Sunday, 11 July 2010
French Marquis; Soviet Hero
I don’t generally read obituaries. To be more exact, I don’t think I’ve ever read one right through. I did on Saturday, though, for two reasons: the obituary was about a pilot and I have a slight obsession with all matters relating to flying and aircraft at the present. But it wasn’t about just any pilot, no; it was about a French marquis who flew a Yak fighter alongside the Red Air Force during the Second World War. Reading these outline facts I was drawn like a moth to a flame!
Jacques, marquis de Saint Phalle, who died on 15 June aged ninety-two, belonged to a family that can trace its roots as far back as the sixth century. His ancestral home was the Burgundian Chateau de Mountgoublin. During the war he managed to escape from occupied France, coming to London, where he hoped to fly Spitfires with the RAF.
Instead he eventually found serving with the Normandie-Neman squadron of the Free French Air Force, which was sent, on the suggestion of Charles de Gaulle, to the Eastern Front in 1943 to aid the Soviet forces. The unit had the name Neman appended to its title by Stalin himself after the part it played the Battle of the Neman River in 1944.
Although Saint Phalle himself only ever had one confirmed kill in a hundred missions, shooting down a Focke-Wulf 190, the squadron destroyed 273 enemy aircraft in all between March 1943 and May 1945, flying Russian Yakovlev ‘Yak’ fighters, as effective in the east as the Spitfire was in the west. Such was the prowess of the unit, emphasised in Soviet propaganda, that Field Marshal William Keitel ordered the immediate execution of any captured French pilots.
Saint Phalle, clearly a remarkable man, had begun his pilot training before the war, obtaining his licence in the summer of 1939. Even so when he came to London he had not enough flying hours to qualify as a skilled pilot.

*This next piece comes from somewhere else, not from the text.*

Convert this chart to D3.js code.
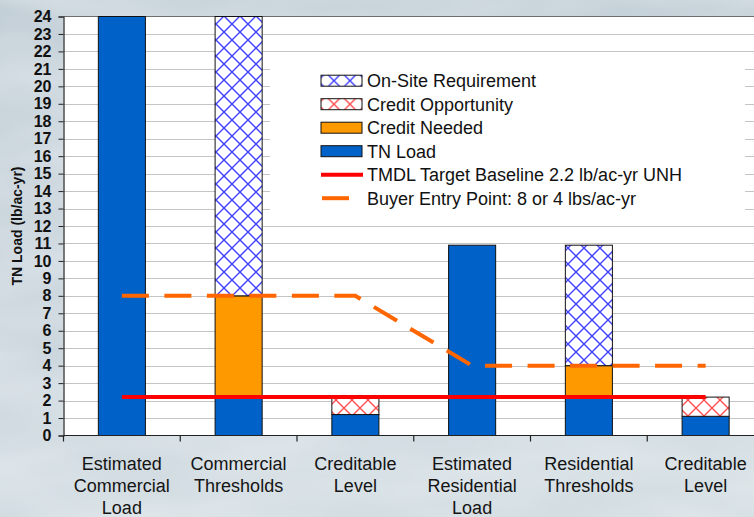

He simply overcame this obstacle by lying to Jean Tulasne, the commander of the Normandie squadron. For his part in the war in the east he was awarded the Order of the Red Banner, the Medal for the Victory over Germany and the Order of the Patriotic War.

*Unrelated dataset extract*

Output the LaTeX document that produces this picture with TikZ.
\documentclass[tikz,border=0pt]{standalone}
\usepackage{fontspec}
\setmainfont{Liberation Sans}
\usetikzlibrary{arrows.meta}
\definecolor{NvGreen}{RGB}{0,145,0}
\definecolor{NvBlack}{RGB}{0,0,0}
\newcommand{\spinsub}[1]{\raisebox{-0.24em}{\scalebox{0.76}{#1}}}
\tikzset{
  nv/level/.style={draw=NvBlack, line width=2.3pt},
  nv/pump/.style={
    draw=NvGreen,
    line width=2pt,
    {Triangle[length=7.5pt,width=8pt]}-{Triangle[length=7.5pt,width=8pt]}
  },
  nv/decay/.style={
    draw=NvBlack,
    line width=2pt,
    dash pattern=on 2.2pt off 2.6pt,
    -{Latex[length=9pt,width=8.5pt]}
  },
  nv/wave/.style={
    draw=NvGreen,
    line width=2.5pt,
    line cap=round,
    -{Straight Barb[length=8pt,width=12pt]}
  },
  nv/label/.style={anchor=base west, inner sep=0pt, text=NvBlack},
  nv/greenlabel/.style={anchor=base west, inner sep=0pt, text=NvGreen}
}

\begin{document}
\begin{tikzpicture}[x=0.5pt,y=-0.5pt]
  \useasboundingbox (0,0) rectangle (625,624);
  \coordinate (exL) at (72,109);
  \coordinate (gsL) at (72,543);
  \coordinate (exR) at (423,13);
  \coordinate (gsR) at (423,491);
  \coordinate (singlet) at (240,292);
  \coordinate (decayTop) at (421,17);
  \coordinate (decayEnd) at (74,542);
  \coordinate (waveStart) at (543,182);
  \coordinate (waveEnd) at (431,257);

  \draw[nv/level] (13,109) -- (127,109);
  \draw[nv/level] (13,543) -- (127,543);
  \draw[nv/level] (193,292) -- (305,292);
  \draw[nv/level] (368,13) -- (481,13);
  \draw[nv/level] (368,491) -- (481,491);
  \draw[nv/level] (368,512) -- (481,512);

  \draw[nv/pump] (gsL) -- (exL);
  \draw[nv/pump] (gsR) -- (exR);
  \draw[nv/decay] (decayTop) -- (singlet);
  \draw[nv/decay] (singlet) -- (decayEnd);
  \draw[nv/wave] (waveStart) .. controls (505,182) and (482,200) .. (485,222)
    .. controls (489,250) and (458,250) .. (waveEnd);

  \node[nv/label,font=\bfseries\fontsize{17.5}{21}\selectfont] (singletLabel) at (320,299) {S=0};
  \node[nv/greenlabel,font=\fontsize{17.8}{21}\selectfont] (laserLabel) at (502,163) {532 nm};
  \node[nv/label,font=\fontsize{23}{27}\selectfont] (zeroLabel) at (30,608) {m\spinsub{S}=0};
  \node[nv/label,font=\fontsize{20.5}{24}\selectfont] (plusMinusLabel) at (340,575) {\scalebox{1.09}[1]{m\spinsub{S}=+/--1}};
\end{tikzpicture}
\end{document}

I have no idea what his politics were; so while I’m tempted to call him the ‘Red Marquis’ this may be a disservice to his memory. Instead, by one of the little ironies that history rather favours, a French aristocrat found himself fighting for the "workers' state". I wonder what Robespierre and Marat would have made of that!
The magic of the craft has opened for me a world in which I shall confront, within two hours, the black dragons and the crowned crests of a coma of blue lightning, and when night has fallen I, delivered, shall read my course in the stars.